Start Dataset content

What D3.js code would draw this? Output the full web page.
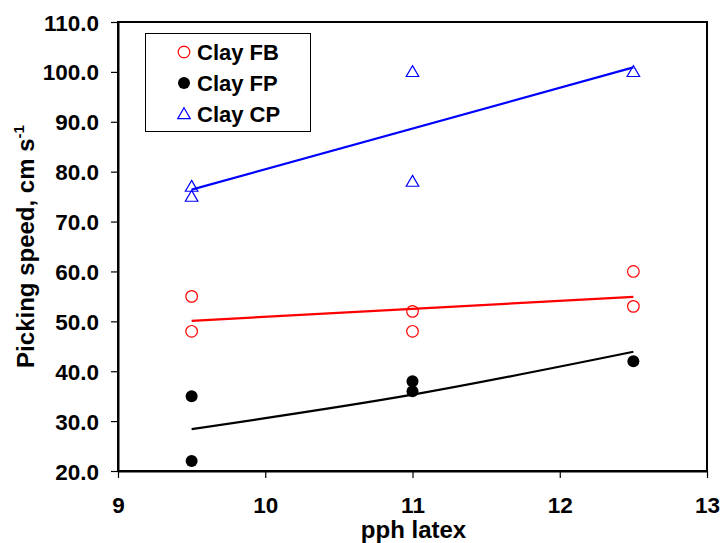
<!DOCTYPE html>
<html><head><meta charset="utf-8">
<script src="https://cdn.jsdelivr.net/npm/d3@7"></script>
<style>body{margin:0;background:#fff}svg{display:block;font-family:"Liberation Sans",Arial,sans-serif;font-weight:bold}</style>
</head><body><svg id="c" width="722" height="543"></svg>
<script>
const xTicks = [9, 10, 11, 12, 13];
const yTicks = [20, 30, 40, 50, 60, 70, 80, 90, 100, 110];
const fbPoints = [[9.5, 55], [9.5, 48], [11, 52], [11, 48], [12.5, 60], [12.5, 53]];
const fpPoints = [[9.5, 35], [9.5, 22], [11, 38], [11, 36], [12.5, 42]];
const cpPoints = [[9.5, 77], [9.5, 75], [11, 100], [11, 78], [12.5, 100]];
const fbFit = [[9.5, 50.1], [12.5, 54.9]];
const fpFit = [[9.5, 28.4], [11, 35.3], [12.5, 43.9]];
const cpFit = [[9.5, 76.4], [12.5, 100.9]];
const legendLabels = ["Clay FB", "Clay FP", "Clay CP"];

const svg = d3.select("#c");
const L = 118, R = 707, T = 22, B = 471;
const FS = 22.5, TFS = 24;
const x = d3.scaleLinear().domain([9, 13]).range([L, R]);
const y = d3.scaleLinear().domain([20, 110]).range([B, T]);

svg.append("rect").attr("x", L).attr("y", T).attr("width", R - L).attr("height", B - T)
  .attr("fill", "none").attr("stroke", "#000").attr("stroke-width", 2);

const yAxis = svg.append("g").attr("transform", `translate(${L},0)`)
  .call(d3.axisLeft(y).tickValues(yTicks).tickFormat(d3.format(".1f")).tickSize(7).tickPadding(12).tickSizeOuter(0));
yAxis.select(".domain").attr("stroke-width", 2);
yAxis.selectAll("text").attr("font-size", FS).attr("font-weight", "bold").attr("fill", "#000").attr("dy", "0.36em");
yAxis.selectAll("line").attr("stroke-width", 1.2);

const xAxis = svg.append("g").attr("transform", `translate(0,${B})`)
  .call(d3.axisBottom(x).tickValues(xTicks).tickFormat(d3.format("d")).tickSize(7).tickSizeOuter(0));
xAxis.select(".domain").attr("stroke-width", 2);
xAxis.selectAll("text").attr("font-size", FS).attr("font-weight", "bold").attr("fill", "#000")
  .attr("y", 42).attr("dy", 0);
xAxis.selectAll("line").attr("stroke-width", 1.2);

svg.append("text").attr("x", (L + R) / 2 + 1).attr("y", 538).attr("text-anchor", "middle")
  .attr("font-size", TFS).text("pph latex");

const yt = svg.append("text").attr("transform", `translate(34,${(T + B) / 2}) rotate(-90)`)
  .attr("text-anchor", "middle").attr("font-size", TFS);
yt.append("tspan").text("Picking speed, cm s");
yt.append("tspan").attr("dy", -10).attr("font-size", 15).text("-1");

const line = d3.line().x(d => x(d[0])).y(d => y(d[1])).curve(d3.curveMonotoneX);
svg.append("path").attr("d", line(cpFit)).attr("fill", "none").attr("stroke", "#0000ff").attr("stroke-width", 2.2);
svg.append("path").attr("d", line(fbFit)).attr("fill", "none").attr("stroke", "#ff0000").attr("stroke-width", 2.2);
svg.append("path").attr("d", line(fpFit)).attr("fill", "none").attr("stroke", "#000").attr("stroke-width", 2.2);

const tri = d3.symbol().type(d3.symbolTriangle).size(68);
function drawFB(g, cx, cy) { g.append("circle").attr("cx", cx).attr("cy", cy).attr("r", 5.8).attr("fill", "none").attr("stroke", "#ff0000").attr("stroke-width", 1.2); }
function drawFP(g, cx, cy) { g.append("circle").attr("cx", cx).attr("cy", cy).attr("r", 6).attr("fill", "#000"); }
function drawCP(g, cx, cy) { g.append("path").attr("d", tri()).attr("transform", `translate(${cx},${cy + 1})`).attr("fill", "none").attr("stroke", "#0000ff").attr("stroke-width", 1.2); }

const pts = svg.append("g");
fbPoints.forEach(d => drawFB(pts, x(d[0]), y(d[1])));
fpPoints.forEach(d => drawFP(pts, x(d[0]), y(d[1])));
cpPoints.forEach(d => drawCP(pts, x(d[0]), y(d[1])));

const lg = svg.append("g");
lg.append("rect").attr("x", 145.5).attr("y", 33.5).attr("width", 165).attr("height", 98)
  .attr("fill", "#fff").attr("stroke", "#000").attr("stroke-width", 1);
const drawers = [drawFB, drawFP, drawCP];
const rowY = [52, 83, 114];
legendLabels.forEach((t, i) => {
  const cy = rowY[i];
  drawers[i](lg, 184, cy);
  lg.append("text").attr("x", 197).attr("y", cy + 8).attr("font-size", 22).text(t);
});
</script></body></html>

End Dataset content

● Short problem:
All of the material above is to be copied exactly, except for its images.

● Full response:
What D3.js code would draw this? Output the full web page.
<!DOCTYPE html>
<html><head><meta charset="utf-8">
<script src="https://cdn.jsdelivr.net/npm/d3@7"></script>
<style>body{margin:0;background:#fff}svg{display:block;font-family:"Liberation Sans",Arial,sans-serif;font-weight:bold}</style>
</head><body><svg id="c" width="722" height="543"></svg>
<script>
const xTicks = [9, 10, 11, 12, 13];
const yTicks = [20, 30, 40, 50, 60, 70, 80, 90, 100, 110];
const fbPoints = [[9.5, 55], [9.5, 48], [11, 52], [11, 48], [12.5, 60], [12.5, 53]];
const fpPoints = [[9.5, 35], [9.5, 22], [11, 38], [11, 36], [12.5, 42]];
const cpPoints = [[9.5, 77], [9.5, 75], [11, 100], [11, 78], [12.5, 100]];
const fbFit = [[9.5, 50.1], [12.5, 54.9]];
const fpFit = [[9.5, 28.4], [11, 35.3], [12.5, 43.9]];
const cpFit = [[9.5, 76.4], [12.5, 100.9]];
const legendLabels = ["Clay FB", "Clay FP", "Clay CP"];

const svg = d3.select("#c");
const L = 118, R = 707, T = 22, B = 471;
const FS = 22.5, TFS = 24;
const x = d3.scaleLinear().domain([9, 13]).range([L, R]);
const y = d3.scaleLinear().domain([20, 110]).range([B, T]);

svg.append("rect").attr("x", L).attr("y", T).attr("width", R - L).attr("height", B - T)
  .attr("fill", "none").attr("stroke", "#000").attr("stroke-width", 2);

const yAxis = svg.append("g").attr("transform", `translate(${L},0)`)
  .call(d3.axisLeft(y).tickValues(yTicks).tickFormat(d3.format(".1f")).tickSize(7).tickPadding(12).tickSizeOuter(0));
yAxis.select(".domain").attr("stroke-width", 2);
yAxis.selectAll("text").attr("font-size", FS).attr("font-weight", "bold").attr("fill", "#000").attr("dy", "0.36em");
yAxis.selectAll("line").attr("stroke-width", 1.2);

const xAxis = svg.append("g").attr("transform", `translate(0,${B})`)
  .call(d3.axisBottom(x).tickValues(xTicks).tickFormat(d3.format("d")).tickSize(7).tickSizeOuter(0));
xAxis.select(".domain").attr("stroke-width", 2);
xAxis.selectAll("text").attr("font-size", FS).attr("font-weight", "bold").attr("fill", "#000")
  .attr("y", 42).attr("dy", 0);
xAxis.selectAll("line").attr("stroke-width", 1.2);

svg.append("text").attr("x", (L + R) / 2 + 1).attr("y", 538).attr("text-anchor", "middle")
  .attr("font-size", TFS).text("pph latex");

const yt = svg.append("text").attr("transform", `translate(34,${(T + B) / 2}) rotate(-90)`)
  .attr("text-anchor", "middle").attr("font-size", TFS);
yt.append("tspan").text("Picking speed, cm s");
yt.append("tspan").attr("dy", -10).attr("font-size", 15).text("-1");

const line = d3.line().x(d => x(d[0])).y(d => y(d[1])).curve(d3.curveMonotoneX);
svg.append("path").attr("d", line(cpFit)).attr("fill", "none").attr("stroke", "#0000ff").attr("stroke-width", 2.2);
svg.append("path").attr("d", line(fbFit)).attr("fill", "none").attr("stroke", "#ff0000").attr("stroke-width", 2.2);
svg.append("path").attr("d", line(fpFit)).attr("fill", "none").attr("stroke", "#000").attr("stroke-width", 2.2);

const tri = d3.symbol().type(d3.symbolTriangle).size(68);
function drawFB(g, cx, cy) { g.append("circle").attr("cx", cx).attr("cy", cy).attr("r", 5.8).attr("fill", "none").attr("stroke", "#ff0000").attr("stroke-width", 1.2); }
function drawFP(g, cx, cy) { g.append("circle").attr("cx", cx).attr("cy", cy).attr("r", 6).attr("fill", "#000"); }
function drawCP(g, cx, cy) { g.append("path").attr("d", tri()).attr("transform", `translate(${cx},${cy + 1})`).attr("fill", "none").attr("stroke", "#0000ff").attr("stroke-width", 1.2); }

const pts = svg.append("g");
fbPoints.forEach(d => drawFB(pts, x(d[0]), y(d[1])));
fpPoints.forEach(d => drawFP(pts, x(d[0]), y(d[1])));
cpPoints.forEach(d => drawCP(pts, x(d[0]), y(d[1])));

const lg = svg.append("g");
lg.append("rect").attr("x", 145.5).attr("y", 33.5).attr("width", 165).attr("height", 98)
  .attr("fill", "#fff").attr("stroke", "#000").attr("stroke-width", 1);
const drawers = [drawFB, drawFP, drawCP];
const rowY = [52, 83, 114];
legendLabels.forEach((t, i) => {
  const cy = rowY[i];
  drawers[i](lg, 184, cy);
  lg.append("text").attr("x", 197).attr("y", cy + 8).attr("font-size", 22).text(t);
});
</script></body></html>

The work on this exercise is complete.